Task prompt:
Only the lines from the one with "Output the Python" to the one with "283, 285, 287]", both included, should be output, without any images.

(Charts and diagrams as code)
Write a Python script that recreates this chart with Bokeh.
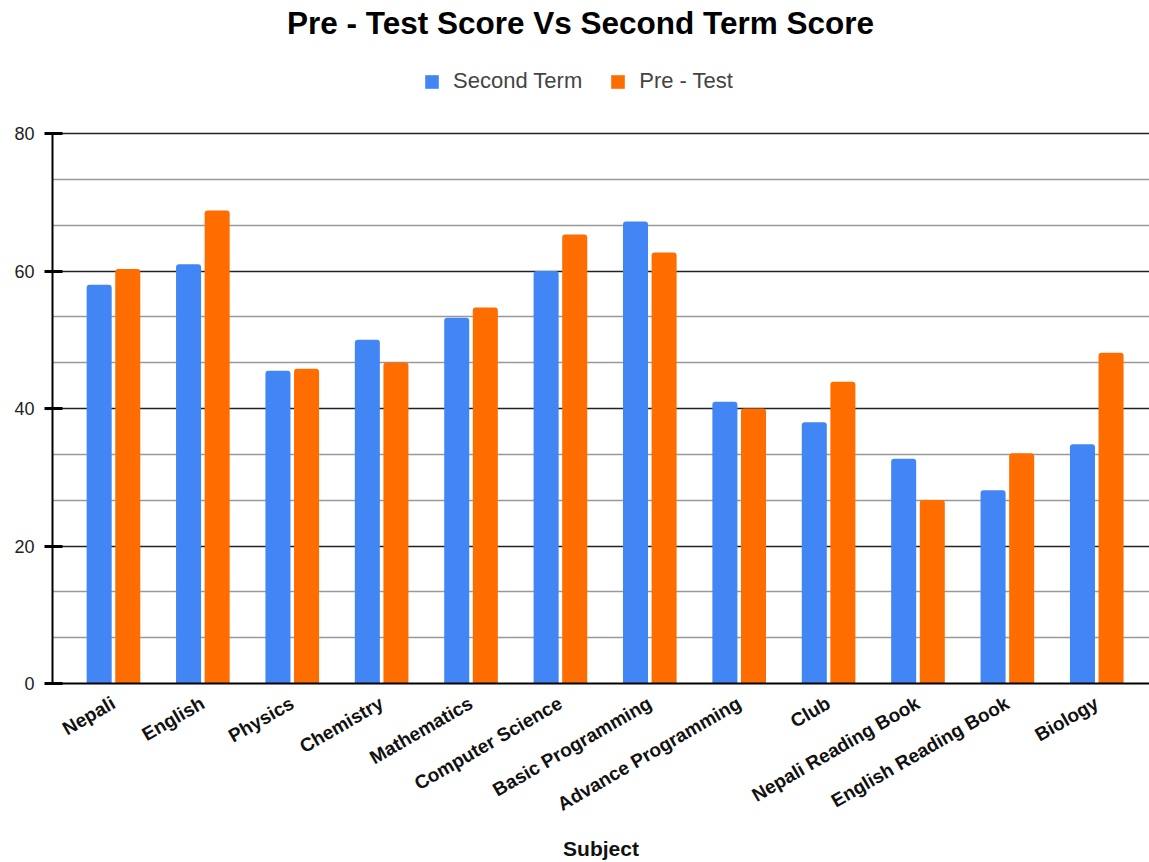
from bokeh.plotting import figure
from bokeh.models import (Range1d, FixedTicker, Legend, LegendItem, ColumnDataSource, Label)
from bokeh.transform import dodge
from bokeh.embed import file_html
from bokeh.resources import INLINE
import math

title_text = "Pre - Test Score Vs Second Term Score"
subjects = ["Nepali", "English", "Physics", "Chemistry", "Mathematics", "Computer Science",
            "Basic Programming", "Advance Programming", "Club", "Nepali Reading Book",
            "English Reading Book", "Biology"]
second_term = [58, 61, 45.5, 50, 53.2, 60, 67.2, 41, 38, 32.7, 28.1, 34.8]
pre_test = [60.3, 68.8, 45.8, 46.7, 54.7, 65.3, 62.7, 40, 43.9, 26.7, 33.5, 48.1]
y_ticks = [0, 20, 40, 60, 80]
y_minor = [20 / 3 * k for k in range(1, 12) if k % 3 != 0]

xpos = list(range(len(subjects)))
src = ColumnDataSource(dict(x=xpos, second=second_term, pre=pre_test))

FONT = "Liberation Sans"

FRAME_H = 683
PX_PER_UNIT = 550 / 80.0
p = figure(frame_width=1097, frame_height=FRAME_H, output_backend="svg", toolbar_location=None,
           x_range=Range1d(-0.682, 11.59), y_range=Range1d(0, FRAME_H / PX_PER_UNIT),
           min_border_left=52, min_border_right=0, min_border_bottom=177,
           min_border_top=0)
p.outline_line_color = None

r1 = p.vbar(x=dodge("x", -0.16), top="second", width=0.28, source=src,
            fill_color="#4285F4", line_color=None, border_radius=(3, 3, 0, 0))
r2 = p.vbar(x=dodge("x", 0.16), top="pre", width=0.28, source=src,
            fill_color="#FF6D01", line_color=None, border_radius=(3, 3, 0, 0))

# title (as a text annotation in the upper part of the frame)
title = Label(x=528, y=661, x_units="screen", y_units="screen", text=title_text,
              text_align="center", text_baseline="middle", text_font=FONT,
              text_font_size="31.5px", text_font_style="bold", text_color="#000000")
p.add_layout(title)

# legend (above the 80 line)
legend = Legend(items=[LegendItem(label="Second Term", renderers=[r1]),
                       LegendItem(label="Pre - Test", renderers=[r2])],
                orientation="horizontal", location=(371, 589))
legend.label_text_font = FONT
legend.label_text_font_size = "22px"
legend.label_text_color = "#444444"
legend.glyph_width = 17
legend.glyph_height = 17
legend.label_height = 17
legend.label_standoff = 13
legend.spacing = 27
legend.padding = 0
legend.margin = 0
legend.border_line_color = None
legend.background_fill_alpha = 0
p.add_layout(legend, "center")

# y axis
yt = FixedTicker(ticks=y_ticks, minor_ticks=y_minor)
p.yaxis.ticker = yt
p.ygrid.ticker = yt
p.yaxis.bounds = (0, 80)
p.yaxis.axis_line_color = "#000000"
p.yaxis.axis_line_width = 2
p.yaxis.major_tick_line_color = "#000000"
p.yaxis.major_tick_line_width = 3
p.yaxis.major_tick_in = 10
p.yaxis.major_tick_out = 8
p.yaxis.minor_tick_line_color = None
p.yaxis.major_label_text_font = FONT
p.yaxis.major_label_text_font_size = "18px"
p.yaxis.major_label_text_color = "#222222"
p.yaxis.major_label_standoff = 10

p.ygrid.grid_line_color = "#222222"
p.ygrid.grid_line_width = 1.5
p.ygrid.minor_grid_line_color = "#999999"
p.ygrid.minor_grid_line_width = 1.5
p.xgrid.grid_line_color = None

# x axis
p.xaxis.ticker = FixedTicker(ticks=xpos)
p.xaxis.major_label_overrides = {i: s for i, s in enumerate(subjects)}
p.xaxis.major_label_orientation = math.pi / 6
p.xaxis.major_label_text_font = FONT
p.xaxis.major_label_text_font_size = "19px"
p.xaxis.major_label_text_font_style = "bold"
p.xaxis.major_label_text_color = "#111111"
p.xaxis.major_tick_line_color = None
p.xaxis.minor_tick_line_color = None
p.xaxis.axis_line_color = "#000000"
p.xaxis.axis_line_width = 2
p.xaxis.major_label_standoff = 12
p.xaxis.axis_label = "Subject"
p.xaxis.axis_label_text_font = FONT
p.xaxis.axis_label_text_font_size = "21px"
p.xaxis.axis_label_text_font_style = "bold"
p.xaxis.axis_label_text_color = "#111111"
p.xaxis.axis_label_standoff = 10

open("out.html", "w").write(file_html(p, INLINE))
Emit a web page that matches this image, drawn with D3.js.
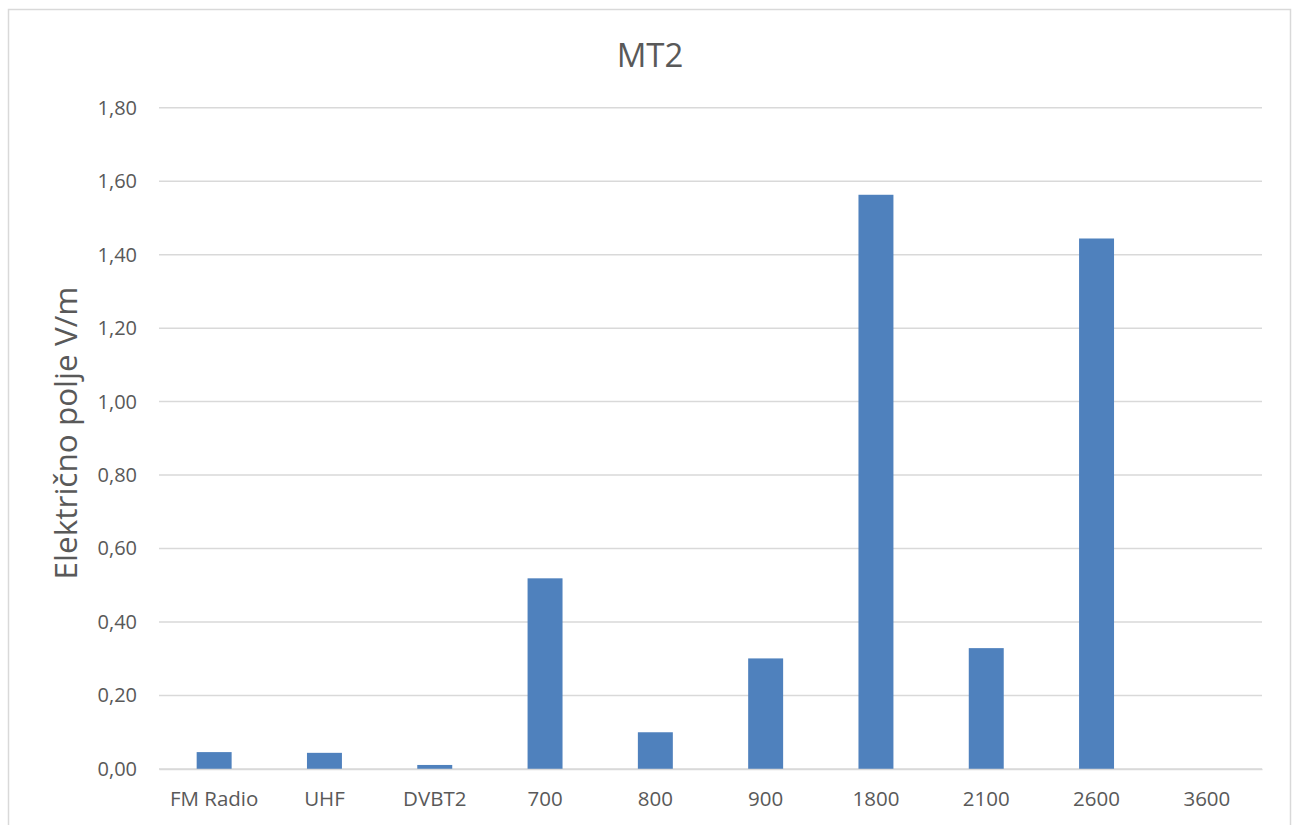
<!DOCTYPE html>
<html>
<head>
<meta charset="utf-8">
<script src="https://cdn.jsdelivr.net/npm/d3@7"></script>
<style>
  html, body { margin: 0; padding: 0; background: #fff; }
  svg { display: block; }
</style>
</head>
<body>
<svg id="chart" width="1295" height="825"></svg>
<script>
const categories = ["FM Radio", "UHF", "DVBT2", "700", "800", "900", "1800", "2100", "2600", "3600"];
const values = [0.046, 0.044, 0.011, 0.519, 0.100, 0.301, 1.563, 0.329, 1.444, 0];
const yTicks = [0, 0.2, 0.4, 0.6, 0.8, 1.0, 1.2, 1.4, 1.6, 1.8];
const title = "MT2";
const yTitle = "Električno polje V/m";

const svg = d3.select("#chart");
const plot = { left: 159, right: 1262, top: 107.7, bottom: 769 };
const font = "'Open Sans', 'Noto Sans', sans-serif";
const textColor = "#595959";

// chart frame
svg.append("rect")
  .attr("x", 8.5).attr("y", 9.5)
  .attr("width", 1282).attr("height", 830)
  .attr("fill", "#fff").attr("stroke", "#d9d9d9").attr("stroke-width", 1.5);

const x = d3.scaleBand().domain(categories).range([plot.left, plot.right]).paddingInner(0.683).paddingOuter(0.3415);
const y = d3.scaleLinear().domain([0, 1.8]).range([plot.bottom, plot.top]);

// gridlines
svg.append("g").selectAll("line").data(yTicks).join("line")
  .attr("x1", plot.left).attr("x2", plot.right)
  .attr("y1", d => y(d)).attr("y2", d => y(d))
  .attr("stroke", "#d9d9d9").attr("stroke-width", 1.5);

// y axis labels
const yAxis = d3.axisLeft(y).tickValues(yTicks).tickSize(0).tickPadding(0)
  .tickFormat(d => d3.format(".2f")(d).replace(".", ","));
const gy = svg.append("g").attr("transform", `translate(${plot.left - 22},0)`).call(yAxis);
gy.select(".domain").remove();
gy.selectAll("text").attr("font-family", font).attr("font-size", 20).attr("fill", textColor);

// bars
svg.append("g").selectAll("rect").data(values).join("rect")
  .attr("x", (d, i) => x(categories[i]))
  .attr("width", x.bandwidth())
  .attr("y", d => y(d))
  .attr("height", d => y(0) - y(d))
  .attr("fill", "#4f81bd");

// x axis
const xAxis = d3.axisBottom(x).tickSize(0).tickPadding(22);
const gx = svg.append("g").attr("transform", `translate(0,${plot.bottom})`).call(xAxis);
gx.select(".domain").attr("stroke", "#d9d9d9").attr("stroke-width", 1.5);
gx.selectAll("text").attr("font-family", font).attr("font-size", 20.5).attr("fill", textColor);

// title
svg.append("text").attr("x", 650).attr("y", 67).attr("text-anchor", "middle")
  .attr("font-family", font).attr("font-size", 33).attr("fill", textColor).text(title);

// y title
svg.append("text").attr("transform", `translate(77,433) rotate(-90)`)
  .attr("text-anchor", "middle")
  .attr("font-family", font).attr("font-size", 31.5).attr("fill", textColor).text(yTitle);
</script>
</body>
</html>
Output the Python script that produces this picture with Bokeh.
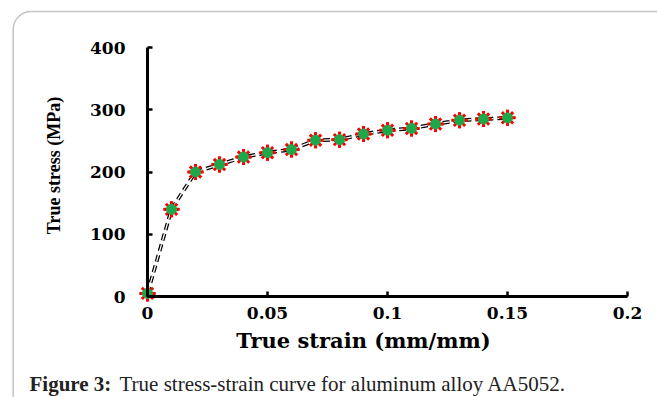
import math
from bokeh.plotting import figure
from bokeh.models import Range1d, FixedTicker, Label, BoxAnnotation, ColumnDataSource
from bokeh.embed import file_html
from bokeh.resources import INLINE

# ---- data ----
strain = [0.0, 0.01, 0.02, 0.03, 0.04, 0.05, 0.06, 0.07, 0.08, 0.09, 0.10, 0.11, 0.12, 0.13, 0.14, 0.15]
stress = [5, 140, 200, 212, 224, 231, 236, 251, 252, 261, 267, 270, 277, 283, 285, 287]

x_ticks = [0, 0.05, 0.1, 0.15, 0.2]
x_tick_labels = ["0", "0.05", "0.1", "0.15", "0.2"]
y_ticks = [0, 100, 200, 300, 400]
y_tick_labels = ["0", "100", "200", "300", "400"]

x_title = "True strain (mm/mm)"
y_title = "True stress (MPa)"
caption_bold = "Figure 3:"
caption_text = "True stress-strain curve for aluminum alloy AA5052."

# ---- layout (pixels inside the figure canvas) ----
W, H = 657, 397
X0_PX, X1_PX = 147, 627      # pixel of x=0 and x=0.2
Y0_PX, Y1_PX = 296, 47       # pixel of y=0 and y=400
PX_PER_X = (X1_PX - X0_PX) / (x_ticks[-1] - x_ticks[0])
PX_PER_Y = (Y0_PX - Y1_PX) / (y_ticks[-1] - y_ticks[0])
X_START = x_ticks[0] - X0_PX / PX_PER_X
X_END = x_ticks[-1] + (W - X1_PX) / PX_PER_X
Y_END = y_ticks[-1] + Y1_PX / PX_PER_Y
Y_START = y_ticks[0] - (H - Y0_PX) / PX_PER_Y


def dx(fx):
    return X_START + fx / PX_PER_X


def dy(fy):
    return Y_END - fy / PX_PER_Y


p = figure(width=W, height=H, output_backend="svg", toolbar_location=None,
           title=None, x_range=Range1d(X_START, X_END), y_range=Range1d(Y_START, Y_END),
           min_border=0, min_border_left=0, min_border_right=0,
           min_border_top=0, min_border_bottom=0)
p.outline_line_color = None
p.background_fill_color = "white"
p.border_fill_color = "white"
p.xgrid.visible = False
p.ygrid.visible = False

tick_font = "DejaVu Serif"
for ax in (p.xaxis[0], p.yaxis[0]):
    ax.fixed_location = 0
    ax.axis_line_width = 3
    ax.axis_line_color = "black"
    ax.major_tick_in = 5
    ax.major_tick_out = 0
    ax.major_tick_line_width = 2.5
    ax.minor_tick_line_color = None
    ax.major_label_text_font = tick_font
    ax.major_label_text_font_style = "bold"
    ax.major_label_text_font_size = "17px"
    ax.major_label_text_color = "black"

p.xaxis[0].ticker = FixedTicker(ticks=x_ticks)
p.xaxis[0].major_label_overrides = {t: l for t, l in zip(x_ticks, x_tick_labels)}
p.xaxis[0].bounds = (x_ticks[0], x_ticks[-1])
p.xaxis[0].major_label_standoff = 10

p.yaxis[0].ticker = FixedTicker(ticks=y_ticks)
p.yaxis[0].major_label_overrides = {t: l for t, l in zip(y_ticks, y_tick_labels)}
p.yaxis[0].bounds = (y_ticks[0], y_ticks[-1])
p.yaxis[0].major_label_standoff = 22

src = ColumnDataSource(data=dict(x=strain, y=stress))

# dashed "hollow" line
p.line("x", "y", source=src, line_color="black", line_width=3.8, line_dash="7 4")
p.line("x", "y", source=src, line_color="white", line_width=1.3, line_dash="7 4")

# markers: red spokes with green core
p.scatter("x", "y", source=src, marker="asterisk", size=16, line_color="red", line_width=3)
p.scatter("x", "y", source=src, marker="cross", size=16, line_color="red", line_width=2.5)
p.scatter("x", "y", source=src, marker="circle", size=10, fill_color="#1fa84a",
          line_color="#1fa84a")

# axis titles
p.add_layout(Label(x=dx(363), y=dy(340), text=x_title, text_align="center",
                   text_baseline="middle", text_font="DejaVu Serif",
                   text_font_style="bold", text_font_size="21px", text_color="black"))
p.add_layout(Label(x=dx(53), y=dy(165), text=y_title, text_align="center",
                   text_baseline="middle", angle=math.pi / 2, text_font="Liberation Serif",
                   text_font_style="bold", text_font_size="18px", text_color="black"))

# caption
p.add_layout(Label(x=dx(29), y=dy(383), text=caption_bold, text_align="left",
                   text_baseline="alphabetic", text_font="Liberation Serif",
                   text_font_style="bold", text_font_size="21px", text_color="#222222"))
p.add_layout(Label(x=dx(119), y=dy(383), text=caption_text, text_align="left",
                   text_baseline="alphabetic", text_font="Liberation Serif",
                   text_font_size="21px", text_color="#222222"))

# rounded frame
p.add_layout(BoxAnnotation(left=dx(12.7), top=dy(11), right=dx(W + 60), bottom=dy(H + 60),
                           fill_alpha=0, line_color="#3a3a3a", line_width=1.5,
                           border_radius=18))

open("out.html", "w").write(file_html(p, INLINE))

Exercise output:
Output the Python script that produces this picture with Bokeh.
import math
from bokeh.plotting import figure
from bokeh.models import Range1d, FixedTicker, Label, BoxAnnotation, ColumnDataSource
from bokeh.embed import file_html
from bokeh.resources import INLINE

# ---- data ----
strain = [0.0, 0.01, 0.02, 0.03, 0.04, 0.05, 0.06, 0.07, 0.08, 0.09, 0.10, 0.11, 0.12, 0.13, 0.14, 0.15]
stress = [5, 140, 200, 212, 224, 231, 236, 251, 252, 261, 267, 270, 277, 283, 285, 287]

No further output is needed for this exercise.